» **Data block**:
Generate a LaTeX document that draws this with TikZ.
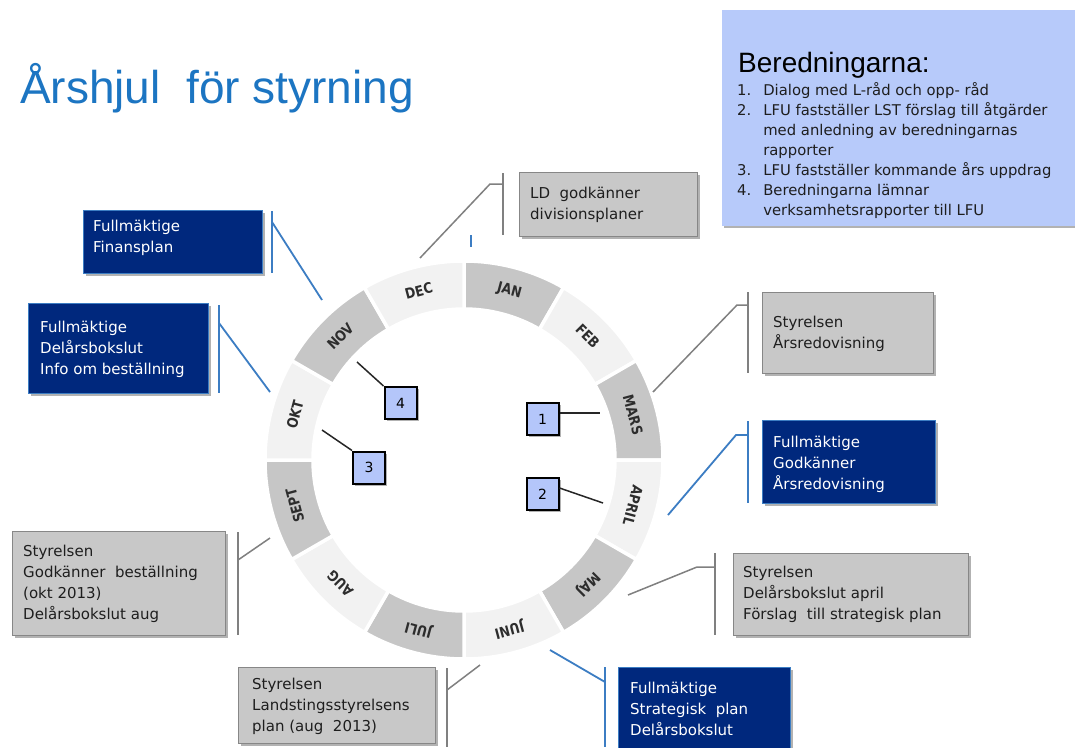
\documentclass[tikz,border=0pt]{standalone}
\usepackage{fontspec}
\setmainfont{DejaVu Sans}
\newfontfamily\arialf{Liberation Sans}
\newfontfamily\monthf[FakeStretch=0.86]{DejaVu Sans}
\usetikzlibrary{shadows}
\definecolor{titleblue}{RGB}{28,117,194}
\definecolor{berfill}{RGB}{183,202,250}
\definecolor{navy}{RGB}{0,40,125}
\definecolor{boxgray}{RGB}{200,200,200}
\definecolor{gbord}{RGB}{135,135,135}
\definecolor{segdark}{RGB}{198,198,198}
\definecolor{seglight}{RGB}{242,242,242}
\definecolor{lineblue}{RGB}{60,125,195}
\definecolor{linegray}{RGB}{128,128,128}
\definecolor{numfill}{RGB}{180,198,250}
\definecolor{textdark}{RGB}{30,30,30}
\definecolor{monthtext}{RGB}{45,45,45}
\newcommand\mylines[1]{\begin{tabular}[t]{@{}l@{}}#1\end{tabular}}
\tikzset{
  shad/.style={drop shadow={shadow xshift=2pt,shadow yshift=-2pt,opacity=0.3,fill=black}},
  graybox/.style={draw=gbord,fill=boxgray,line width=1.2pt,inner sep=0pt,anchor=north west,shad},
  bluebox/.style={draw=lineblue,fill=navy,line width=1pt,inner sep=0pt,anchor=north west,shad},
  berbox/.style={fill=berfill,inner sep=0pt,anchor=north west,shad},
  btxt/.style={font=\fontsize{15}{21}\selectfont,inner sep=0pt,anchor=base west,text=textdark},
  wtxt/.style={btxt,text=white},
  gline/.style={draw=linegray,line width=1.5pt},
  bline/.style={draw=lineblue,line width=1.8pt},
  numbox/.style={draw=black,fill=numfill,line width=2pt,minimum width=32pt,minimum height=32pt,inner sep=0pt,font=\fontsize{14}{14}\selectfont,shad},
  numline/.style={draw=black!85,line width=1.5pt},
  month/.style={font=\monthf\bfseries\fontsize{14.5}{14.5}\selectfont,text=monthtext,inner sep=0pt},
}
\begin{document}
\begin{tikzpicture}[x=1pt,y=-1pt]
\path[use as bounding box] (0,0) rectangle (1075,747);
\fill[white] (0,0) rectangle (1075,747);

% title
\node[anchor=base west,inner sep=0pt,font=\arialf\fontsize{46}{46}\selectfont,text=titleblue] (title) at (20,103) {Årshjul\ \ för styrning};

% Beredningarna
\node[berbox,minimum width=356pt,minimum height=216pt] (ber) at (722,10) {};
\node[anchor=base west,inner sep=0pt,font=\arialf\fontsize{28}{28}\selectfont,text=black] (bertitle) at (738,72) {Beredningarna:};
\node[anchor=base west,inner sep=0pt,font=\fontsize{14.8}{20}\selectfont,text=textdark] (berlist) at (737,95) {\begin{tabular}[t]{@{}l@{\hspace{12pt}}l@{}}1. & Dialog med L-råd och opp- råd\\ 2. & LFU fastställer LST förslag till åtgärder\\ & med anledning av beredningarnas\\ & rapporter\\ 3. & LFU fastställer kommande års uppdrag\\ 4. & Beredningarna lämnar\\ & verksamhetsrapporter till LFU\end{tabular}};

% wheel
\begin{scope}[shift={(464,460)},y=1pt]
\foreach \i/\m/\c in {0/JAN/segdark,1/FEB/seglight,2/MARS/segdark,3/APRIL/seglight,4/MAJ/segdark,5/JUNI/seglight,6/JULI/segdark,7/AUG/seglight,8/SEPT/segdark,9/OKT/seglight,10/NOV/segdark,11/DEC/seglight}{
  \pgfmathsetmacro\angA{90-30*\i}
  \pgfmathsetmacro\angB{\angA-30}
  \pgfmathsetmacro\angM{\angA-15}
  \pgfmathsetmacro\angR{\angA-105}
  \filldraw[fill=\c,draw=white,line width=3.5pt] (\angA:151pt) arc[start angle=\angA,end angle=\angB,radius=151pt] -- (\angB:199pt) arc[start angle=\angB,end angle=\angA,radius=199pt] -- cycle;
  \node[month,rotate=\angR] (m\i) at (\angM:175pt) {\m};
}
\end{scope}

% small blue tick
\coordinate (tk1) at (471,235); \coordinate (tk2) at (471,247);
\draw[draw=lineblue,line width=1.5pt] (tk1) -- (tk2);

% number boxes
\node[numbox] (n4) at (400.5,403) {4};
\node[numbox] (n3) at (369,467.5) {3};
\node[numbox] (n1) at (542.5,419) {1};
\node[numbox] (n2) at (542.5,494) {2};
\coordinate (p4) at (357,362); \coordinate (p3) at (322,430);
\coordinate (p1) at (600,413); \coordinate (p2) at (603,503);
\draw[numline] (p4) -- (n4.north west);
\draw[numline] (p3) -- (n3.north west);
\draw[numline] (n1.east |- p1) -- (p1);
\draw[numline] (n2.east |- 0,488) -- (p2);

% LD godkänner
\node[graybox,minimum width=178pt,minimum height=64pt] (ld) at (519,172) {};
\node[btxt] (ldt) at (530,198) {\mylines{LD\ \ godkänner\\divisionsplaner}};
\coordinate (ldb1) at (503,173); \coordinate (ldb2) at (503,235);
\coordinate (ldk) at (490,184); \coordinate (ldp) at (420,258);
\draw[gline] (ldb1) -- (ldb2);
\draw[gline] (ldb1 |- ldk) -- (ldk) -- (ldp);

% Fullmäktige Finansplan
\node[bluebox,minimum width=179pt,minimum height=63pt] (fin) at (83,210) {};
\node[wtxt] (fint) at (93,231) {\mylines{Fullmäktige\\Finansplan}};
\coordinate (finb1) at (272,211); \coordinate (finb2) at (272,273);
\coordinate (finp) at (322,300);
\draw[bline] (finb1) -- (finb2);
\draw[bline] (272,222) -- (finp);

% Fullmäktige Delårsbokslut Info
\node[bluebox,minimum width=180pt,minimum height=90pt] (del) at (28,303) {};
\node[wtxt] (delt) at (40,332) {\mylines{Fullmäktige\\Delårsbokslut\\Info om beställning}};
\coordinate (delb1) at (219,305); \coordinate (delb2) at (219,393);
\coordinate (delp) at (270,392);
\draw[bline] (delb1) -- (delb2);
\draw[bline] (219,323) -- (delp);

% Styrelsen Godkänner beställning
\node[graybox,minimum width=213pt,minimum height=104pt] (best) at (12,531) {};
\node[btxt] (bestt) at (23,556) {\mylines{Styrelsen\\Godkänner\ \ beställning\\(okt 2013)\\Delårsbokslut aug}};
\coordinate (bestb1) at (238,532); \coordinate (bestb2) at (238,635);
\coordinate (bestp) at (270,538);
\draw[gline] (bestb1) -- (bestb2);
\draw[gline] (238,560) -- (bestp);

% Landstingsstyrelsens plan
\node[graybox,minimum width=197pt,minimum height=76pt] (lst) at (238,667) {};
\node[btxt] (lstt) at (252,689) {\mylines{Styrelsen\\Landstingsstyrelsens\\plan (aug\ \ 2013)}};
\coordinate (lstb1) at (447,668); \coordinate (lstb2) at (447,747);
\coordinate (lstp) at (480,665);
\draw[gline] (lstb1) -- (lstb2);
\draw[gline] (447,690) -- (lstp);

% Fullmäktige Strategisk plan
\node[bluebox,minimum width=172pt,minimum height=90pt] (strat) at (618,667) {};
\node[wtxt] (stratt) at (630,693) {\mylines{Fullmäktige\\Strategisk\ \ plan\\Delårsbokslut}};
\coordinate (stratb1) at (605,667); \coordinate (stratb2) at (605,747);
\coordinate (stratp) at (550,650);
\draw[bline] (stratb1) -- (stratb2);
\draw[bline] (605,682) -- (stratp);

% Styrelsen Delårsbokslut april
\node[graybox,minimum width=235pt,minimum height=82pt] (apr) at (733,553) {};
\node[btxt] (aprt) at (743,577) {\mylines{Styrelsen\\Delårsbokslut april\\Förslag\ \ till strategisk plan}};
\coordinate (aprb1) at (715,553); \coordinate (aprb2) at (715,635);
\coordinate (aprk) at (697,567); \coordinate (aprp) at (628,595);
\draw[gline] (aprb1) -- (aprb2);
\draw[gline] (aprb1 |- aprk) -- (aprk) -- (aprp);

% Styrelsen Årsredovisning
\node[graybox,minimum width=171pt,minimum height=81pt] (ars) at (762,292) {};
\node[btxt] (arst) at (773,327) {\mylines{Styrelsen\\Årsredovisning}};
\coordinate (arsb1) at (748,292); \coordinate (arsb2) at (748,373);
\coordinate (arsk) at (737,305); \coordinate (arsp) at (653,392);
\draw[gline] (arsb1) -- (arsb2);
\draw[gline] (arsb1 |- arsk) -- (arsk) -- (arsp);

% Fullmäktige Godkänner Årsredovisning
\node[bluebox,minimum width=173pt,minimum height=83pt] (fgod) at (762,420) {};
\node[wtxt] (fgodt) at (773,447) {\mylines{Fullmäktige\\Godkänner\\Årsredovisning}};
\coordinate (fgodb1) at (748,421); \coordinate (fgodb2) at (748,503);
\coordinate (fgodk) at (736,435); \coordinate (fgodp) at (668,515);
\draw[bline] (fgodb1) -- (fgodb2);
\draw[bline] (fgodb1 |- fgodk) -- (fgodk) -- (fgodp);
\end{tikzpicture}
\end{document}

» **Goal of the exercise**: Your task is to return the lines above, from the first one up to and including the line containing "(title) at (20,103)", minus any pictures.

» **The reply**:
Generate a LaTeX document that draws this with TikZ.
\documentclass[tikz,border=0pt]{standalone}
\usepackage{fontspec}
\setmainfont{DejaVu Sans}
\newfontfamily\arialf{Liberation Sans}
\newfontfamily\monthf[FakeStretch=0.86]{DejaVu Sans}
\usetikzlibrary{shadows}
\definecolor{titleblue}{RGB}{28,117,194}
\definecolor{berfill}{RGB}{183,202,250}
\definecolor{navy}{RGB}{0,40,125}
\definecolor{boxgray}{RGB}{200,200,200}
\definecolor{gbord}{RGB}{135,135,135}
\definecolor{segdark}{RGB}{198,198,198}
\definecolor{seglight}{RGB}{242,242,242}
\definecolor{lineblue}{RGB}{60,125,195}
\definecolor{linegray}{RGB}{128,128,128}
\definecolor{numfill}{RGB}{180,198,250}
\definecolor{textdark}{RGB}{30,30,30}
\definecolor{monthtext}{RGB}{45,45,45}
\newcommand\mylines[1]{\begin{tabular}[t]{@{}l@{}}#1\end{tabular}}
\tikzset{
  shad/.style={drop shadow={shadow xshift=2pt,shadow yshift=-2pt,opacity=0.3,fill=black}},
  graybox/.style={draw=gbord,fill=boxgray,line width=1.2pt,inner sep=0pt,anchor=north west,shad},
  bluebox/.style={draw=lineblue,fill=navy,line width=1pt,inner sep=0pt,anchor=north west,shad},
  berbox/.style={fill=berfill,inner sep=0pt,anchor=north west,shad},
  btxt/.style={font=\fontsize{15}{21}\selectfont,inner sep=0pt,anchor=base west,text=textdark},
  wtxt/.style={btxt,text=white},
  gline/.style={draw=linegray,line width=1.5pt},
  bline/.style={draw=lineblue,line width=1.8pt},
  numbox/.style={draw=black,fill=numfill,line width=2pt,minimum width=32pt,minimum height=32pt,inner sep=0pt,font=\fontsize{14}{14}\selectfont,shad},
  numline/.style={draw=black!85,line width=1.5pt},
  month/.style={font=\monthf\bfseries\fontsize{14.5}{14.5}\selectfont,text=monthtext,inner sep=0pt},
}
\begin{document}
\begin{tikzpicture}[x=1pt,y=-1pt]
\path[use as bounding box] (0,0) rectangle (1075,747);
\fill[white] (0,0) rectangle (1075,747);

% title
\node[anchor=base west,inner sep=0pt,font=\arialf\fontsize{46}{46}\selectfont,text=titleblue] (title) at (20,103) {Årshjul\ \ för styrning};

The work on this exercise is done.